Open matthpeterson opened 5 years ago
The new Bulk Import for 2.0 is more granular. If you use something like map reduce to inspect the files to create the load plan before performing the bulk import, then that should greatly reduce time spent holding a table lock. You can also bulk import to a table offline.
That is perhaps true for the imports. However the merge operation could still use some work in this regard, at least in the 1.9.x codebase
That is perhaps true for the imports. However the merge operation could still use some work in this regard, at least in the 1.9.x codebase
Agreed. I don't know anything about merges so I couldn't even comment on them haha.

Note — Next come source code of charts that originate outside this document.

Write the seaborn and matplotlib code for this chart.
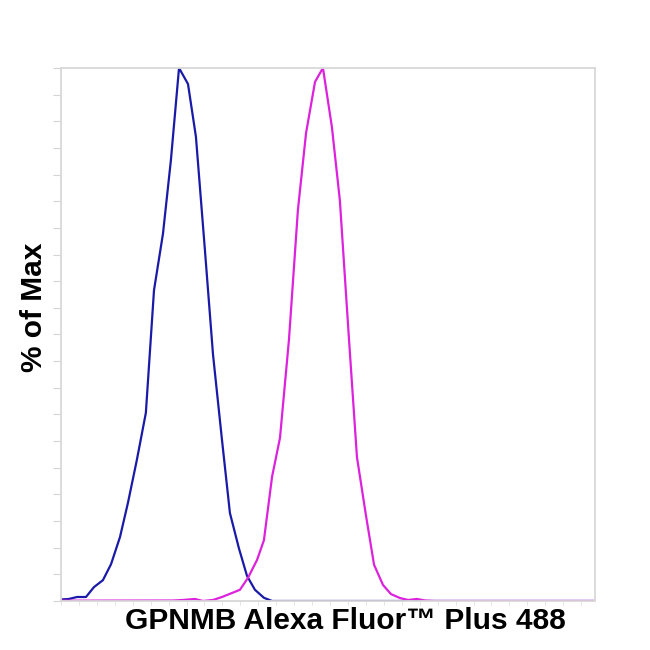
import numpy as np
import pandas as pd
import matplotlib
matplotlib.use("Agg")
import matplotlib.pyplot as plt
import seaborn as sb

# channel values (0-256 display scale) and % of max
blue_x = [0, 3.8, 7.7, 12.0, 15.8, 20.1, 24.0, 28.3, 32.1, 36.4, 40.7, 44.6, 48.9,
          52.7, 56.6, 60.9, 64.7, 69.0, 72.9, 77.2, 81.0, 85.3, 89.2, 93.0, 97.3,
          101.2, 256]
blue_y = [0.28, 0.38, 0.75, 0.75, 2.6, 3.9, 6.9, 12.0, 18.4, 26.5, 35.3, 58.3, 68.9,
          82.7, 100, 97.0, 87.1, 65.9, 46.2, 30.2, 16.5, 9.9, 4.7, 2.1, 0.6,
          0, 0]

pink_x = [0, 53.7, 58.5, 64.2, 68.1, 72.9, 77.2, 82.0, 85.8, 89.6, 94.0, 97.3,
          101.2, 105.0, 109.3, 113.6, 117.5, 121.8, 125.6, 129.9, 133.7, 138.1,
          141.9, 146.2, 150.1, 154.4, 158.2, 162.5, 166.4, 170.7, 174.5, 178.8, 256]
pink_y = [0.06, 0.09, 0.19, 0.38, 0, 0.19, 0.75, 1.5, 2.1, 4.3, 7.7, 11.4,
          23.3, 30.6, 49.0, 73.4, 87.8, 97.4, 100, 88.9, 75.2, 49.0,
          27.0, 16.1, 6.8, 3.0, 1.3, 0.56, 0.19, 0.38, 0.09, 0, 0]

sb.set_style("white")
plt.rcParams['font.family'] = ['Liberation Sans', 'DejaVu Sans']

fig = plt.figure(figsize=(6.5, 6.5), dpi=100)
ax = fig.add_axes([0.0938, 0.0754, 0.8215, 0.82])

d1 = pd.DataFrame({'x': blue_x, 'y': blue_y})
d2 = pd.DataFrame({'x': pink_x, 'y': pink_y})
sb.lineplot(data=d1, x='x', y='y', color='#1a1aa8', linewidth=1.6, sort=False, ax=ax)
sb.lineplot(data=d2, x='x', y='y', color='#dc22dc', linewidth=1.6, sort=False, ax=ax)

ax.set_xlim(0, 256)
ax.set_ylim(0, 100)
for s in ax.spines.values():
    s.set_color('#d8d8d8')
    s.set_linewidth(1.3)

ax.set_yticks(np.arange(0, 101, 5))
ax.set_yticklabels([])
ax.tick_params(axis='y', direction='out', length=6, width=0.8, color='#d4d4d4', left=True)
ax.set_xticks(np.arange(0, 257, 8.6))
ax.set_xticklabels([])
ax.tick_params(axis='x', direction='out', length=3, width=0.7, color='#e4e4e4', bottom=True)

ax.set_xlabel('GPNMB Alexa Fluor\u2122 Plus 488', fontsize=21.5, fontweight='bold', color='black')
ax.xaxis.set_label_coords(0.532, -0.011)
ax.set_ylabel('% of Max', fontsize=21.5, fontweight='bold', color='black')
ax.yaxis.set_label_coords(-0.024, 0.551)

plt.savefig('out.png', dpi=100)
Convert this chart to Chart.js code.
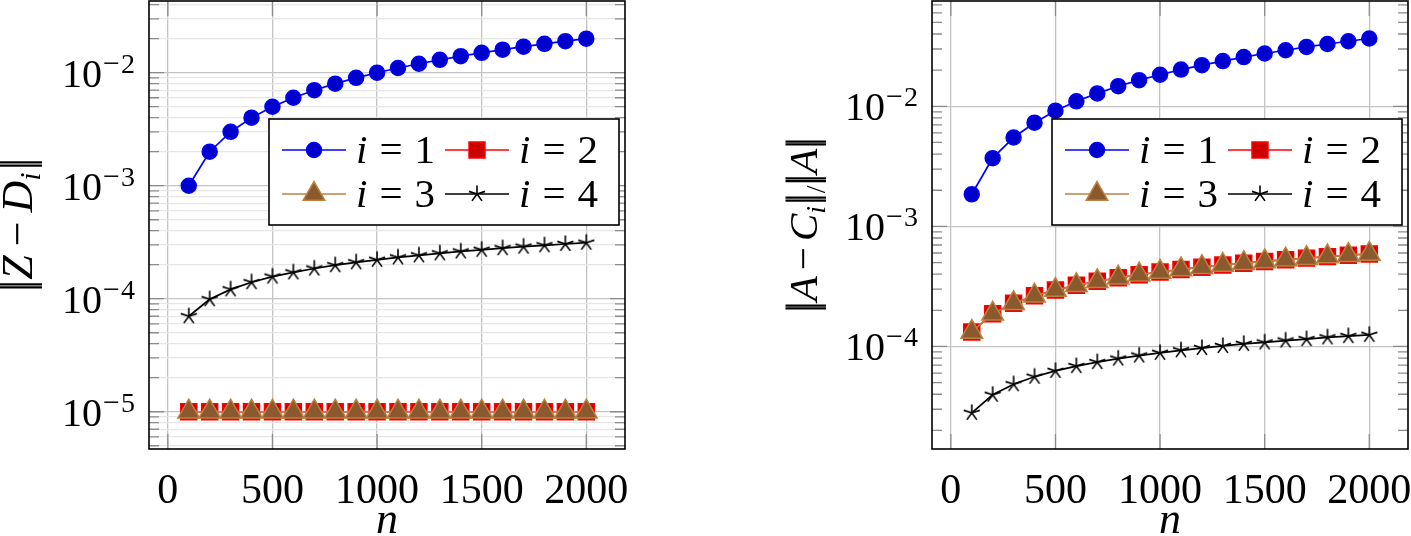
<!DOCTYPE html>
<html>
<head>
<meta charset="utf-8">
<script src="https://cdn.jsdelivr.net/npm/chart.js@4/dist/chart.umd.min.js"></script>
<style>
  html, body { margin: 0; padding: 0; background: #fff; }
  #wrap { position: relative; width: 1411px; height: 536px; }
  .box { position: absolute; top: 0; height: 536px; }
</style>
</head>
<body>
<div id="wrap">
  <div class="box" style="left:0;width:628px"><canvas id="leftPlot"></canvas></div>
  <div class="box" style="left:700px;width:711px"><canvas id="rightPlot"></canvas></div>
</div>
<script>
// ---- data ----
const nValues = [100, 200, 300, 400, 500, 600, 700, 800, 900, 1000, 1100, 1200, 1300, 1400, 1500, 1600, 1700, 1800, 1900, 2000];
const xTickValues = [0, 500, 1000, 1500, 2000];
const leftDecades = [1e-5, 1e-4, 1e-3, 1e-2];
const rightDecades = [1e-4, 1e-3, 1e-2];
const seriesIndex = ['1', '2', '3', '4'];

// left: ||Z - D_i||
const leftI1 = [0.001, 0.002, 0.003, 0.004, 0.005, 0.006, 0.007, 0.008, 0.009, 0.010, 0.011, 0.012, 0.013, 0.014, 0.015, 0.016, 0.017, 0.018, 0.019, 0.020];
const leftI2 = [1e-5, 1e-5, 1e-5, 1e-5, 1e-5, 1e-5, 1e-5, 1e-5, 1e-5, 1e-5, 1e-5, 1e-5, 1e-5, 1e-5, 1e-5, 1e-5, 1e-5, 1e-5, 1e-5, 1e-5];
const leftI3 = [1e-5, 1e-5, 1e-5, 1e-5, 1e-5, 1e-5, 1e-5, 1e-5, 1e-5, 1e-5, 1e-5, 1e-5, 1e-5, 1e-5, 1e-5, 1e-5, 1e-5, 1e-5, 1e-5, 1e-5];
const leftI4 = [7.0e-5, 9.9e-5, 1.21e-4, 1.40e-4, 1.57e-4, 1.71e-4, 1.85e-4, 1.98e-4, 2.10e-4, 2.21e-4, 2.32e-4, 2.42e-4, 2.52e-4, 2.62e-4, 2.71e-4, 2.80e-4, 2.89e-4, 2.97e-4, 3.05e-4, 3.13e-4];

// right: ||A - C_i|| / ||A||
const rightI1 = [0.00185, 0.0037, 0.0055, 0.0073, 0.0092, 0.0110, 0.0128, 0.0147, 0.0165, 0.0183, 0.0202, 0.0220, 0.0238, 0.0257, 0.0275, 0.0293, 0.0312, 0.0330, 0.0348, 0.0367];
const rightI2 = [1.32e-4, 1.87e-4, 2.29e-4, 2.64e-4, 2.95e-4, 3.23e-4, 3.49e-4, 3.73e-4, 3.96e-4, 4.17e-4, 4.38e-4, 4.57e-4, 4.76e-4, 4.94e-4, 5.11e-4, 5.28e-4, 5.44e-4, 5.60e-4, 5.75e-4, 5.90e-4];
const rightI3 = [1.32e-4, 1.87e-4, 2.29e-4, 2.64e-4, 2.95e-4, 3.23e-4, 3.49e-4, 3.73e-4, 3.96e-4, 4.17e-4, 4.38e-4, 4.57e-4, 4.76e-4, 4.94e-4, 5.11e-4, 5.28e-4, 5.44e-4, 5.60e-4, 5.75e-4, 5.90e-4];
const rightI4 = [2.80e-5, 3.96e-5, 4.85e-5, 5.60e-5, 6.26e-5, 6.86e-5, 7.41e-5, 7.92e-5, 8.40e-5, 8.85e-5, 9.29e-5, 9.70e-5, 1.01e-4, 1.05e-4, 1.08e-4, 1.12e-4, 1.15e-4, 1.19e-4, 1.22e-4, 1.25e-4];

// ---- styling ----
const SERIF = '"Liberation Serif", "DejaVu Serif", serif';

// pgfplots-like five-ray star mark
const starImg = document.createElement('canvas');
starImg.width = 20; starImg.height = 20;
(() => {
  const c = starImg.getContext('2d');
  c.strokeStyle = '#000'; c.lineWidth = 1.6;
  c.beginPath();
  for (let k = 0; k < 5; k++) {
    const a = -Math.PI / 2 + k * 2 * Math.PI / 5;
    c.moveTo(10, 10);
    c.lineTo(10 + 8.5 * Math.cos(a), 10 + 8.5 * Math.sin(a));
  }
  c.stroke();
})();

const marks = [
  { line: '#0000ff', fill: '#0000cc', style: 'circle', r: 7.5 },
  { line: '#ff0000', fill: '#cc0000', style: 'rect', r: 11.3 },
  { line: '#bf8040', fill: '#8a5a2e', style: 'triangle', r: 12.5 },
  { line: '#000000', fill: '#000000', style: starImg, r: 8 },
];

function gridValues(lo, hi) {
  const out = [];
  for (let e = Math.floor(Math.log10(lo)) - 1; e <= Math.ceil(Math.log10(hi)); e++) {
    for (let m = 1; m <= 9; m++) {
      const v = m * Math.pow(10, e);
      if (v >= lo && v <= hi) out.push(v);
    }
  }
  return out;
}
const isDecade = v => Math.abs(Math.log10(v) - Math.round(Math.log10(v))) < 1e-9;

function drawRich(ctx, parts, x, y, align) {
  let w = 0;
  parts.forEach(p => {
    ctx.font = (p.italic ? 'italic ' : '') + p.size + 'px ' + SERIF;
    p.w = ctx.measureText(p.t).width;
    w += p.w + (p.gap || 0);
  });
  let cx = align === 'center' ? x - w / 2 : align === 'right' ? x - w : x;
  parts.forEach(p => {
    ctx.font = (p.italic ? 'italic ' : '') + p.size + 'px ' + SERIF;
    ctx.fillText(p.t, cx, y + (p.dy || 0));
    cx += p.w + (p.gap || 0);
  });
}

function drawMark(ctx, m, x, y) {
  if (m.style === starImg) {
    ctx.drawImage(starImg, x - 10, y - 10);
    return;
  }
  ctx.fillStyle = m.fill; ctx.strokeStyle = m.line; ctx.lineWidth = 1.5;
  Chart.helpers.drawPoint(ctx, { pointStyle: m.style, radius: m.r, borderWidth: 1.5, rotation: 0 }, x, y);
}

// norm bars drawn as two close vertical strokes
const bar = size => [{ t: '|', size, gap: -6 }, { t: '|', size }];

const axisDecor = {
  id: 'axisDecor',
  beforeDatasetsDraw(chart, args, o) {
    const { ctx, chartArea: a, scales: { x, y } } = chart;
    ctx.save();
    ctx.strokeStyle = '#8c8c8c';
    ctx.lineWidth = 1.3;
    ctx.beginPath();
    o.grid.forEach(v => {
      const py = y.getPixelForValue(v);
      const len = isDecade(v) ? 15 : 10;
      ctx.moveTo(a.left, py); ctx.lineTo(a.left + len, py);
      ctx.moveTo(a.right, py); ctx.lineTo(a.right - len, py);
    });
    xTickValues.forEach(v => {
      const px = x.getPixelForValue(v);
      ctx.moveTo(px, a.top); ctx.lineTo(px, a.top + 15);
      ctx.moveTo(px, a.bottom); ctx.lineTo(px, a.bottom - 15);
    });
    ctx.stroke();
    ctx.restore();
  },
  afterDraw(chart, args, o) {
    const { ctx, chartArea: a, scales: { x, y } } = chart;
    ctx.save();
    // frame
    ctx.strokeStyle = '#000'; ctx.lineWidth = 1.6;
    ctx.strokeRect(a.left, a.top, a.right - a.left, a.bottom - a.top);
    ctx.fillStyle = '#000';
    ctx.textBaseline = 'alphabetic';
    // x tick labels
    ctx.font = '42px ' + SERIF;
    ctx.textAlign = 'center';
    xTickValues.forEach(v => ctx.fillText(String(v), x.getPixelForValue(v), 503));
    ctx.textAlign = 'left';
    // y tick labels
    o.decades.forEach(v => {
      const py = y.getPixelForValue(v);
      drawRich(ctx, [
        { t: '10', size: 40, gap: 1 },
        { t: '\u2212', size: 30, dy: -14, gap: 1 },
        { t: String(Math.round(-Math.log10(v))), size: 28, dy: -14 },
      ], a.left - 14, py + 14, 'right');
    });
    // x title
    drawRich(ctx, [{ t: 'n', size: 44, italic: true }], (a.left + a.right) / 2, 533, 'center');
    // y title (rotated)
    ctx.save();
    ctx.translate(o.titleX, (a.top + a.bottom) / 2);
    ctx.rotate(-Math.PI / 2);
    drawRich(ctx, o.title, 0, 0, 'center');
    ctx.restore();
    // legend
    const bx = a.right - 356, by = 119, bw = 350, bh = 106;
    ctx.fillStyle = '#fff';
    ctx.fillRect(bx, by, bw, bh);
    ctx.strokeStyle = '#000'; ctx.lineWidth = 1.6;
    ctx.strokeRect(bx, by, bw, bh);
    seriesIndex.forEach((s, k) => {
      const col = k % 2, row = Math.floor(k / 2);
      const x0 = bx + (col ? 176 : 13), yy = by + (row ? 75 : 31);
      const m = marks[k];
      ctx.strokeStyle = m.line; ctx.lineWidth = 1.6;
      ctx.beginPath(); ctx.moveTo(x0, yy); ctx.lineTo(x0 + 64, yy); ctx.stroke();
      drawMark(ctx, m, x0 + 32, yy);
      ctx.fillStyle = '#000';
      drawRich(ctx, [
        { t: 'i', size: 41, italic: true, gap: 12 },
        { t: '=', size: 41, gap: 12 },
        { t: s, size: 41 },
      ], x0 + 74, yy + 13, 'left');
    });
    ctx.restore();
  }
};

function makePlot(id, series, cfg) {
  const grid = gridValues(cfg.ymin, cfg.ymax);
  return new Chart(document.getElementById(id), {
    type: 'line',
    data: {
      datasets: series.map((vals, k) => ({
        label: 'i = ' + seriesIndex[k],
        data: nValues.map((n, j) => ({ x: n, y: vals[j] })),
        borderColor: marks[k].line,
        backgroundColor: marks[k].fill,
        pointBorderColor: marks[k].line,
        pointBackgroundColor: marks[k].fill,
        pointStyle: marks[k].style,
        pointRadius: marks[k].r,
        pointBorderWidth: k === 3 ? 0 : 1.5,
        borderWidth: 1.7,
        tension: 0,
        order: 4 - k,
      })),
    },
    options: {
      responsive: true, maintainAspectRatio: false, animation: false,
      layout: { autoPadding: false, padding: { top: 1, right: 3, left: 0, bottom: 0 } },
      plugins: {
        legend: { display: false }, tooltip: { enabled: false },
        axisDecor: { grid, decades: cfg.decades, title: cfg.title, titleX: cfg.titleX },
      },
      scales: {
        x: {
          type: 'linear', min: -90, max: 2185,
          ticks: { display: false },
          grid: { color: '#c4c4c4', lineWidth: 1.3, drawTicks: false },
          border: { display: false },
          afterBuildTicks: s => { s.ticks = xTickValues.map(v => ({ value: v })); },
          afterFit: s => { s.height = 87; },
        },
        y: {
          type: 'logarithmic', min: cfg.ymin, max: cfg.ymax,
          ticks: { display: false },
          grid: {
            color: c => isDecade(c.tick.value) ? '#c4c4c4' : cfg.minorGrid,
            lineWidth: 1.3, drawTicks: false,
          },
          border: { display: false },
          afterBuildTicks: s => { s.ticks = grid.map(v => ({ value: v })); },
          afterFit: s => { s.width = cfg.axisWidth; },
        },
      },
    },
    plugins: [axisDecor],
  });
}

makePlot('leftPlot', [leftI1, leftI2, leftI3, leftI4], {
  ymin: 4.68e-6, ymax: 0.0431, decades: leftDecades, axisWidth: 149,
  minorGrid: '#e6e6e6', titleX: 32,
  title: [
    ...bar(46), { t: 'Z', size: 44, italic: true, gap: 9 },
    { t: '\u2212', size: 44, gap: 9 }, { t: 'D', size: 44, italic: true },
    { t: 'i', size: 30, italic: true, dy: 8, gap: 2 }, ...bar(46),
  ],
});

makePlot('rightPlot', [rightI1, rightI2, rightI3, rightI4], {
  ymin: 1.40e-5, ymax: 0.0753, decades: rightDecades, axisWidth: 232,
  minorGrid: 'rgba(0,0,0,0)', titleX: 117,
  title: [
    ...bar(44), { t: 'A', size: 41, italic: true, gap: 6 },
    { t: '\u2212', size: 41, gap: 6 }, { t: 'C', size: 41, italic: true },
    { t: 'i', size: 28, italic: true, dy: 8, gap: 1 }, ...bar(44),
    { t: '/', size: 28, dy: 8 }, ...bar(44),
    { t: 'A', size: 41, italic: true }, ...bar(44),
  ],
});
</script>
</body>
</html>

premise: full table locks would not be an issue as long as they are very short (sub-second). Hence if we were to solve https://issues.apache.org/jira/browse/ACCUMULO-3235, then merging would not require long locks. Basically if we keep track of the valid range within an rfile for every entry in the metadata, then we can avoid having to pre-chop the files when merging and avoid long table locks.
more discussion / related ticket here: https://github.com/apache/accumulo/issues/1050
Fate transactions like merges and imports lock a particular table. This makes it difficult to run several such operations concurrently. If the locking mechanism were more granular, perhaps over ranges of tablets, it would be possible to make progress with more operations at once and improve performance.